The terminology may have changed a bit, but they still employ people to do stuff for them
One big difference is while professional class affluent people will hire cleaners or gardeners or nannies for a certain number or hours they cannot (at least in rich countries) hire them as full time live in employees.
There are some things that are increasing. For example employing full time tutors to teach their kids - as rich people used to often do (say a 100 years ago). So they get one to one attention while other people kids are in classes with many kids, and the poor have their kids in classes with a large number of kids. Interesting the government here in the UK is increasingly hostile to ordinary people educating their kids outside school which is the nearest we can get to what the rich do (again, hiring tutors by the hour, and self-supply within the household).
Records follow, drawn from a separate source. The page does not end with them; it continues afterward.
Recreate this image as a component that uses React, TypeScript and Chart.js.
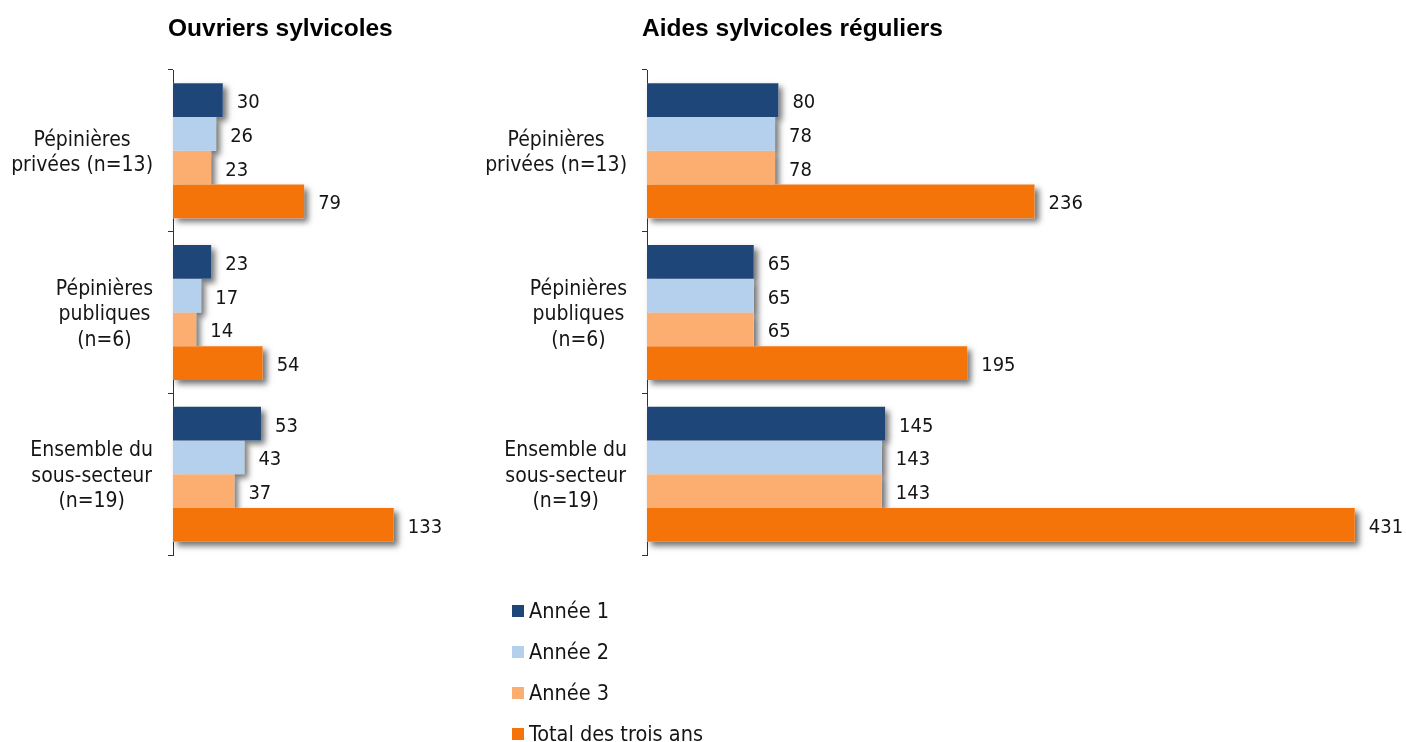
import React, { useEffect, useRef } from "react";
import { Chart, registerables } from "chart.js";

Chart.register(...registerables);

// Category labels (one array entry per line)
const categories: string[][] = [
  ["Pépinières", "privées (n=13)"],
  ["Pépinières", "publiques", "(n=6)"],
  ["Ensemble du", "sous-secteur", "(n=19)"],
];

const seriesNames = ["Année 1", "Année 2", "Année 3", "Total des trois ans"];
const seriesColors = ["#1F4678", "#B4D0EC", "#FCAE70", "#F5740A"];

// Ouvriers sylvicoles
const ouvriersAnnee1 = [30, 23, 53];
const ouvriersAnnee2 = [26, 17, 43];
const ouvriersAnnee3 = [23, 14, 37];
const ouvriersTotal = [79, 54, 133];

// Aides sylvicoles réguliers
const aidesAnnee1 = [80, 65, 145];
const aidesAnnee2 = [78, 65, 143];
const aidesAnnee3 = [78, 65, 143];
const aidesTotal = [236, 195, 431];

const FONT_FAMILY = '"DejaVu Sans Condensed", "DejaVu Sans", sans-serif';
const VALUE_FONT = `20px ${FONT_FAMILY}`;
const CATEGORY_FONT = `21px ${FONT_FAMILY}`;
const LEGEND_FONT = `21.5px ${FONT_FAMILY}`;
const TITLE_FONT = 'bold 24.5px "Liberation Sans", Arial, sans-serif';
const TEXT_COLOR = "#151515";
const AXIS_COLOR = "#333333";

// Draws bar shadows, value labels, category labels and the panel title
const panelPlugin = {
  id: "panelDecor",
  beforeDatasetsDraw(chart: any) {
    const ctx = chart.ctx as CanvasRenderingContext2D;
    ctx.save();
    ctx.shadowColor = "rgba(0,0,0,0.55)";
    ctx.shadowBlur = 6;
    ctx.shadowOffsetX = 4;
    ctx.shadowOffsetY = 4;
    ctx.fillStyle = "#ffffff";
    chart.data.datasets.forEach((_: any, di: number) => {
      const meta = chart.getDatasetMeta(di);
      if (meta.hidden) return;
      meta.data.forEach((bar: any) => {
        const { x, y, base, height } = bar.getProps(["x", "y", "base", "height"], true);
        ctx.fillRect(Math.min(x, base), y - height / 2, Math.abs(x - base), height);
      });
    });
    ctx.restore();
  },
  afterDatasetsDraw(chart: any) {
    const ctx = chart.ctx as CanvasRenderingContext2D;
    ctx.save();
    ctx.font = VALUE_FONT;
    ctx.fillStyle = TEXT_COLOR;
    ctx.textAlign = "left";
    ctx.textBaseline = "alphabetic";
    chart.data.datasets.forEach((ds: any, di: number) => {
      const meta = chart.getDatasetMeta(di);
      if (meta.hidden) return;
      meta.data.forEach((bar: any, i: number) => {
        const { x, y } = bar.getProps(["x", "y"], true);
        ctx.fillText(String(ds.data[i]), x + 14, y + 8);
      });
    });
    ctx.restore();
  },
  afterDraw(chart: any, _args: any, opts: any) {
    const ctx = chart.ctx as CanvasRenderingContext2D;
    const area = chart.chartArea;
    const yScale = chart.scales.y;
    ctx.save();
    // category labels: block right-aligned to the axis, lines centred inside the block
    ctx.font = CATEGORY_FONT;
    ctx.fillStyle = TEXT_COLOR;
    ctx.textAlign = "center";
    ctx.textBaseline = "alphabetic";
    const lineH = 25.5;
    categories.forEach((lines, i) => {
      const cy = yScale.getPixelForValue(i);
      const blockW = Math.max(...lines.map((l) => ctx.measureText(l).width));
      const right = area.left - 20;
      const cx = right - blockW / 2;
      lines.forEach((line, li) => {
        const by = cy + 7.5 + (li - (lines.length - 1) / 2) * lineH;
        ctx.fillText(line, cx, by);
      });
    });
    // panel title
    ctx.font = TITLE_FONT;
    ctx.fillStyle = "#000000";
    ctx.textAlign = "left";
    ctx.fillText(opts.title, area.left - 5, 36);
    ctx.restore();
  },
};

function makeConfig(values: number[][], max: number, title: string, padLeft: number, padRight: number): any {
  return {
    type: "bar",
    data: {
      labels: categories.map((c) => c.join(" ")),
      datasets: values.map((v, i) => ({
        label: seriesNames[i],
        data: v,
        backgroundColor: seriesColors[i],
        borderWidth: 0,
        categoryPercentage: 0.835,
        barPercentage: 1,
      })),
    },
    options: {
      indexAxis: "y",
      responsive: false,
      animation: false,
      events: [],
      layout: { padding: { left: padLeft, right: padRight, top: 70, bottom: 45 } },
      scales: {
        x: { display: false, min: 0, max },
        y: {
          type: "category",
          offset: true,
          grid: {
            display: true,
            drawOnChartArea: false,
            drawTicks: true,
            tickLength: 5,
            offset: true,
            color: AXIS_COLOR,
            lineWidth: 1,
          },
          border: { display: true, color: AXIS_COLOR, width: 1 },
          ticks: { display: false },
          afterFit: (s: any) => {
            s.width = 6;
          },
        },
      },
      plugins: {
        legend: { display: false },
        tooltip: { enabled: false },
        panelDecor: { title },
      },
    },
    plugins: [panelPlugin],
  };
}

type PanelProps = {
  values: number[][];
  max: number;
  title: string;
  left: number;
  width: number;
  padLeft: number;
  padRight: number;
};

function Panel({ values, max, title, left, width, padLeft, padRight }: PanelProps) {
  const ref = useRef<HTMLCanvasElement>(null);
  useEffect(() => {
    const chart = new Chart(ref.current as HTMLCanvasElement, makeConfig(values, max, title, padLeft, padRight));
    return () => chart.destroy();
  }, []);
  return (
    <canvas
      ref={ref}
      width={width}
      height={600}
      style={{ position: "absolute", left, top: 0, width, height: 600 }}
    />
  );
}

export default function App() {
  return (
    <div
      style={{
        position: "fixed",
        left: 0,
        top: 0,
        width: 1406,
        height: 742,
        background: "#ffffff",
        overflow: "hidden",
      }}
    >
      <Panel
        values={[ouvriersAnnee1, ouvriersAnnee2, ouvriersAnnee3, ouvriersTotal]}
        max={150}
        title="Ouvriers sylvicoles"
        left={0}
        width={470}
        padLeft={167}
        padRight={48}
      />
      <Panel
        values={[aidesAnnee1, aidesAnnee2, aidesAnnee3, aidesTotal]}
        max={450}
        title="Aides sylvicoles réguliers"
        left={470}
        width={936}
        padLeft={171}
        padRight={20}
      />
      <div style={{ position: "absolute", left: 512, top: 590 }}>
        {seriesNames.map((name, i) => (
          <div
            key={name}
            style={{
              height: 41,
              display: "flex",
              alignItems: "center",
              font: LEGEND_FONT,
              color: TEXT_COLOR,
              whiteSpace: "nowrap",
            }}
          >
            <span
              style={{
                display: "inline-block",
                width: 12,
                height: 12,
                background: seriesColors[i],
                marginRight: 5,
              }}
            />
            <span>{name}</span>
          </div>
        ))}
      </div>
    </div>
  );
}
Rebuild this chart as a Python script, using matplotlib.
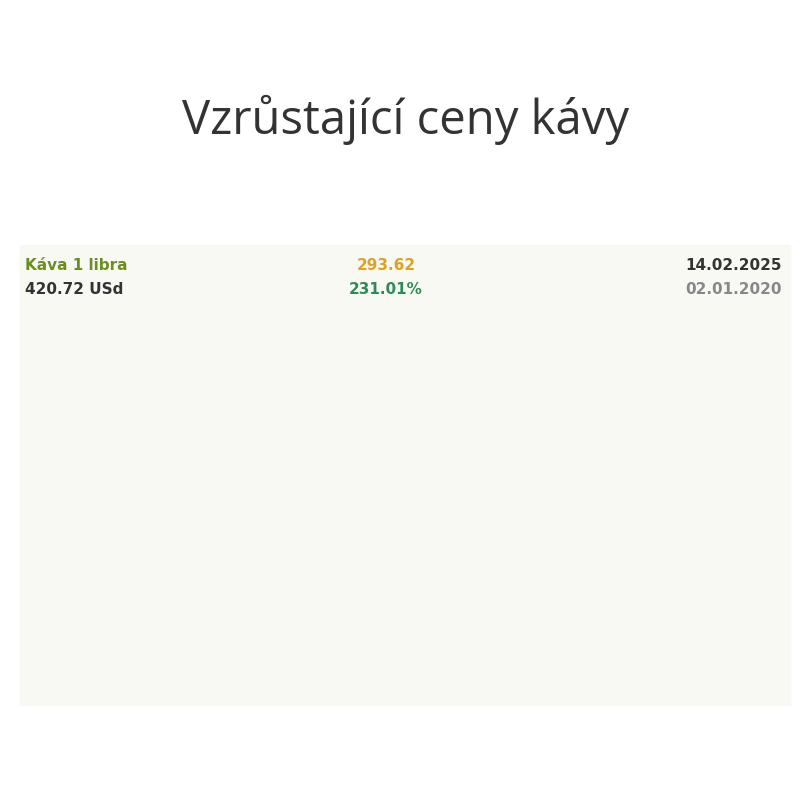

They also hire people to manage their wealth. I do not know enough about the history to be sure, but this seems to be also to be a return to historical norms after an egalitarian anomaly. A lot of wealth is looked after by full time employees of "family offices" - and the impression I get from people in investment management and high end property is that this has increased a lot in the last few decades. Incidentally, one of the questions around Epstein is why so many rich people let him take over some of the work that you would expect their family offices to handle.
Who do you think is building the machines for the rich? All of these tech companies are nothing without the employees that build the tech.
This is what the service economy in the imperial core already is.
As far as I can tell, the rich have never stopped employing elaborate casts of servants; these servants just go by different titles now: private chef, personal assistant, nanny, fashion consultant, etc.